Set problem
Skip every picture, and extract verbatim the lines from the line containing "Convert this diagram to TikZ code." to the line containing "(0,0) rectangle (1200,840);", both lines included.

[BEGIN]

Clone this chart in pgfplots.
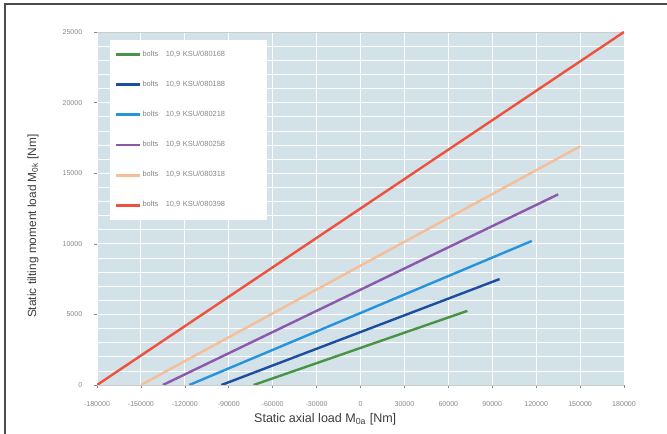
\documentclass[border=0pt]{standalone}
\usepackage{fontspec}
\setmainfont{Liberation Sans}
\usepackage{pgfplots}
\pgfplotsset{compat=1.18}

\definecolor{plotbg}{RGB}{211,225,232}
\definecolor{cgreen}{RGB}{72,148,68}
\definecolor{cdblue}{RGB}{28,78,158}
\definecolor{clblue}{RGB}{38,148,218}
\definecolor{cpurple}{RGB}{140,88,172}
\definecolor{cpeach}{RGB}{246,190,150}
\definecolor{cred}{RGB}{238,82,60}
\definecolor{labelgray}{RGB}{60,60,60}
\definecolor{tickgray}{RGB}{135,135,135}

\begin{document}
\begin{tikzpicture}
\useasboundingbox (0pt,0pt) rectangle (500.25pt,325.5pt);
% frame (left and top edges)
\draw[line width=0.8pt, color=black!70] (3.75pt,0pt) -- (3.75pt,322.5pt) -- (500.25pt,322.5pt);
\begin{axis}[
  at={(72.75pt,36.75pt)}, anchor=south west,
  scale only axis, width=395.25pt, height=264.75pt,
  xmin=-180000, xmax=180000, ymin=0, ymax=25000,
  xtick={-180000,-150000,...,180000},
  xticklabels={-180000,-150000,-120000,-90000,-60000,-30000,0,30000,60000,90000,120000,150000,180000},
  ytick={0,5000,...,25000},
  yticklabels={0,5000,10000,15000,20000,25000},
  scaled ticks=false,
  xtick pos=bottom, ytick pos=left,
  minor y tick num=4,
  axis background/.style={fill=plotbg},
  grid=both,
  major grid style={white, line width=0.7pt},
  minor grid style={white, line width=0.5pt},
  axis line style={draw=none},
  separate axis lines,
  x axis line style={draw=black!20, line width=0.6pt},
  tick style={tickgray, line width=0.4pt},
  tick align=outside,
  major tick length=2pt, minor tick length=0pt,
  ticklabel style={font=\fontsize{5.3}{6}\selectfont, text=tickgray},
  xticklabel style={yshift=-7pt},
  yticklabel style={xshift=-5.5pt},
  xlabel={Static axial load M\textsubscript{0a} [Nm]},
  ylabel={Static tilting moment load M\textsubscript{0k} [Nm]},
  xlabel style={font=\fontsize{9.4}{11}\selectfont, text=labelgray,
    at={(rel axis cs:0.433,0)}, anchor=center, yshift=-26pt},
  ylabel style={font=\fontsize{8.9}{11}\selectfont, text=labelgray,
    at={(rel axis cs:0,0.45)}, anchor=center, yshift=48pt},
  legend cell align=left,
  legend style={at={(rel axis cs:0.0247,0.977)}, anchor=north west,
    draw=none, fill=white, font=\fontsize{5.6}{6.5}\selectfont, text=tickgray,
    inner xsep=3pt, inner ysep=7pt, row sep=15.0pt,
    nodes={text width=89pt, inner sep=1pt}},
  legend image code/.code={\draw[#1, line width=2.2pt] (0pt,0pt) -- (18pt,0pt);},
  every axis plot/.append style={line width=1.8pt},
]
\addplot[cgreen]  coordinates {(-73000,0) (73000,5250)};
\addlegendentry{bolts\quad 10,9 KSU/080168}
\addplot[cdblue]  coordinates {(-95000,0) (95000,7500)};
\addlegendentry{bolts\quad 10,9 KSU/080188}
\addplot[clblue]  coordinates {(-117000,0) (117000,10200)};
\addlegendentry{bolts\quad 10,9 KSU/080218}
\addplot[cpurple] coordinates {(-135000,0) (135000,13500)};
\addlegendentry{bolts\quad 10,9 KSU/080258}
\addplot[cpeach]  coordinates {(-150000,0) (150000,16900)};
\addlegendentry{bolts\quad 10,9 KSU/080318}
\addplot[cred]    coordinates {(-180000,0) (180000,25000)};
\addlegendentry{bolts\quad 10,9 KSU/080398}
\end{axis}
\end{tikzpicture}
\end{document}
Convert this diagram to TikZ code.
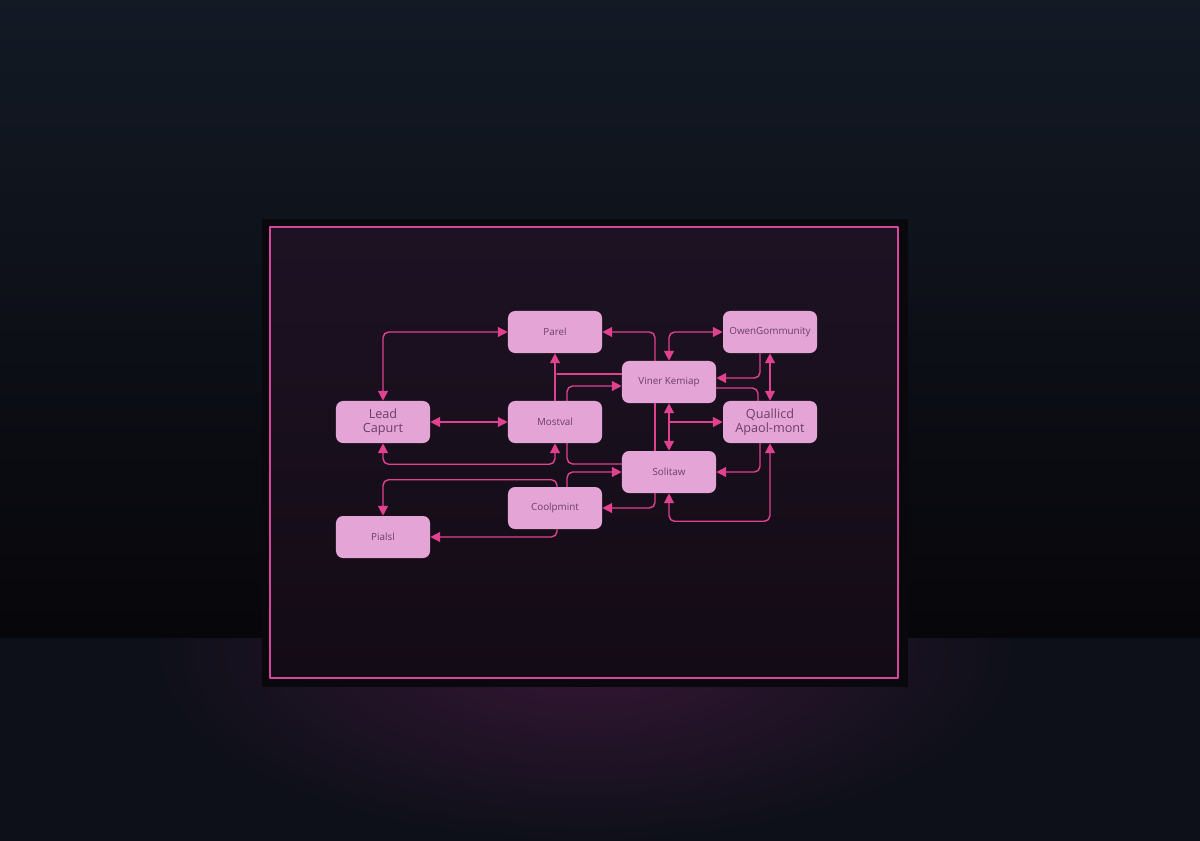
\documentclass[tikz,border=0pt]{standalone}
\usepackage{fontspec}
\setmainfont{Open Sans}
\usetikzlibrary{arrows.meta}

\definecolor{wallTop}{HTML}{131A25}
\definecolor{wallBot}{HTML}{07060A}
\definecolor{floorCol}{HTML}{0E1019}
\definecolor{floorGlow}{HTML}{361635}
\definecolor{frameDark}{HTML}{09080C}
\definecolor{panelTop}{HTML}{1D1223}
\definecolor{panelBot}{HTML}{130B15}
\definecolor{frameLine}{HTML}{D6479C}
\definecolor{nodePink}{HTML}{E5A4D6}
\definecolor{nodeText}{HTML}{6B3F66}
\definecolor{linkPink}{HTML}{E0428F}

\tikzset{
  stage/.style={fill=nodePink, rounded corners=5pt, minimum width=2.35cm,
    minimum height=1.05cm, text=nodeText, align=center,
    font=\fontsize{7}{8}\selectfont},
  bigstage/.style={stage, font=\fontsize{9}{10}\selectfont},
  link/.style={draw=linkPink, line width=1.pt, rounded corners=4pt}
}

\begin{document}
\begin{tikzpicture}[line cap=round,line join=round,x=0.025cm,y=-0.025cm,
  >={Triangle[length=7pt,width=7pt]}]
\useasboundingbox (0,0) rectangle (1200,840);

% room
\shade [top color=wallTop, bottom color=wallBot] (-10,-10) rectangle (1210,638);
\fill [floorCol] (-10,638) rectangle (1210,850);
\begin{scope}
\clip (-10,638) rectangle (1210,850);
\shade [inner color=floorGlow, outer color=floorCol] (585,650) ellipse (430 and 190);
\end{scope}

% frame
\fill [frameDark] (262,219) rectangle (908,687);
\shade [top color=panelTop, bottom color=panelBot] (270,227) rectangle (898,678);
\draw [frameLine, line width=1.2pt] (270,227) rectangle (898,678);

% stages
\node [bigstage] (lead) at (383,422) {Lead\\Capurt};
\node [stage] (parel) at (555,332) {Parel};
\node [stage] (mostval) at (555,422) {Mostval};
\node [stage] (coolp) at (555,508) {Coolpmint};
\node [stage] (pialsl) at (383,537) {Pialsl};
\node [stage] (viner) at (669,382) {Viner Kemiap};
\node [stage] (solit) at (669,472) {Solitaw};
\node [stage] (owen) at (770,332) {OwenGommunity};
\node [bigstage] (qual) at (770,422) {Quallicd\\Apaol-mont};

\coordinate (tap1) at (557,374);
\coordinate (tap2) at (669,422);

% left links
\draw [link, <->] (lead.north) |- (parel.west);
\draw [link, <->] (lead.east) -- (mostval.west);
\draw [link, <->] (lead.south) -- ++(0,21) -| (mostval.south);
\draw [link, ->] (mostval.north) -- (parel.south);
\draw [link, ->] ([shift={(2,0)}]coolp.north) -- ++(0,-7) -| (pialsl.north);
\draw [link, ->] ([shift={(2,0)}]coolp.south) |- (pialsl.east);

% middle links
\draw [link] (tap1) -- (tap1 -| viner.west);
\draw [link, ->] ([shift={(12,0)}]mostval.north) |- ([shift={(0,4)}]viner.west);
\draw [link] ([shift={(12,0)}]mostval.south) |- ([shift={(0,-8)}]solit.west);
\draw [link, ->] ([shift={(12,0)}]coolp.north) |- (solit.west);
\draw [link, ->] ([shift={(-14,0)}]viner.north) |- (parel.east);
\draw [link] ([shift={(-14,0)}]viner.south) -- ([shift={(-14,0)}]solit.north);
\draw [link, ->] ([shift={(-14,0)}]solit.south) |- (coolp.east);
\draw [link, <->] (viner.north) |- (owen.west);
\draw [link, <->] (viner.south) -- (solit.north);
\draw [link, ->] (tap2) -- (tap2 -| qual.west);

% right links
\draw [link, ->] ([shift={(-10,0)}]owen.south) |- ([shift={(0,-4)}]viner.east);
\draw [link] ([shift={(-12,0)}]qual.north) |- ([shift={(0,6)}]viner.east);
\draw [link, <->] (owen.south) -- (qual.north);
\draw [link, ->] ([shift={(-10,0)}]qual.south) |- (solit.east);
\draw [link, <->] (solit.south) -- ++(0,28) -| (qual.south);
\end{tikzpicture}
\end{document}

[END]

Problem solution
Convert this diagram to TikZ code.
\documentclass[tikz,border=0pt]{standalone}
\usepackage{fontspec}
\setmainfont{Open Sans}
\usetikzlibrary{arrows.meta}

\definecolor{wallTop}{HTML}{131A25}
\definecolor{wallBot}{HTML}{07060A}
\definecolor{floorCol}{HTML}{0E1019}
\definecolor{floorGlow}{HTML}{361635}
\definecolor{frameDark}{HTML}{09080C}
\definecolor{panelTop}{HTML}{1D1223}
\definecolor{panelBot}{HTML}{130B15}
\definecolor{frameLine}{HTML}{D6479C}
\definecolor{nodePink}{HTML}{E5A4D6}
\definecolor{nodeText}{HTML}{6B3F66}
\definecolor{linkPink}{HTML}{E0428F}

\tikzset{
  stage/.style={fill=nodePink, rounded corners=5pt, minimum width=2.35cm,
    minimum height=1.05cm, text=nodeText, align=center,
    font=\fontsize{7}{8}\selectfont},
  bigstage/.style={stage, font=\fontsize{9}{10}\selectfont},
  link/.style={draw=linkPink, line width=1.pt, rounded corners=4pt}
}

\begin{document}
\begin{tikzpicture}[line cap=round,line join=round,x=0.025cm,y=-0.025cm,
  >={Triangle[length=7pt,width=7pt]}]
\useasboundingbox (0,0) rectangle (1200,840);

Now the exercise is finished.